Outro exemplo histórico dramático é o de Nabucodonosor em Daniel 4. Ele acreditava ser o autor da própria glória, até que Deus o humilhou, tirando-lhe o juízo e mostrando-lhe que até a sanidade de um rei é decretada pelo Altíssimo. Nabucodonosor aprendeu o que tantos teólogos modernos esquecem: “Ele faz conforme a sua vontade na milícia do céu e entre os moradores da terra; não há quem possa deter a sua mão, nem lhe dizer: Que fazes?” (Dn 4.35). Aqui está a mecânica da causalidade divina: o rei escolheu orgulhar-se, mas a escolha já fazia parte do decreto de ser humilhado. Deus não precisou “forçá-lo”; apenas decretou que agisse conforme o seu próprio coração.

Em termos modernos, pensemos em algo como a Segunda Guerra Mundial. Hitler acreditava agir por sua própria vontade ao invadir nações e exterminar povos. Mas mesmo aquela escuridão monstruosa não escapava ao plano divino. Deus o sustentava no ser, permitia cada decisão, e ao mesmo tempo o condenava. O dramaturgo estava conduzindo a peça, o enxadrista calculava cada jogada, e o relógio corria conforme o relojoeiro havia ordenado. Para nós, o caos; para Deus, a execução perfeita de sua justiça e providência.
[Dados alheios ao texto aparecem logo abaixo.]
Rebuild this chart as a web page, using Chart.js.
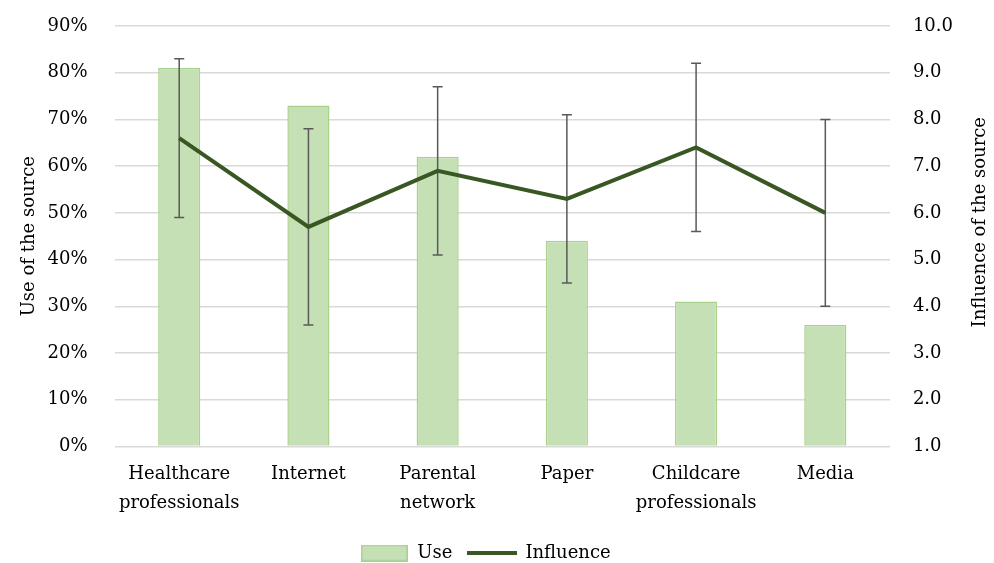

Portanto, quando dizemos que “causar não é forçar”, afirmamos que Deus não é um tirano que empurra suas criaturas contra a vontade delas. Pelo contrário: Ele as causa a agir conforme suas próprias disposições. O traidor age por traição; o santo, por fé; o vilão, por malícia; o redimido, por graça. E em tudo isso, Deus é a causa primeira, sustentando cada escolha sem precisar coagir. A liberdade contextual da criatura existe, mas sempre subordinada à liberdade absoluta do Criador.

Essa é a beleza do ocasionalismo calvinista: o mundo inteiro é palco, jogo, código, relógio e história — mas sempre escrito, programado, movido e decretado pelo Senhor. Negar isso é roubar a glória de Deus e oferecer uma caricatura filosófica em nome da “liberdade”. Mas afirmar isso é dar glória a quem realmente controla todas as coisas.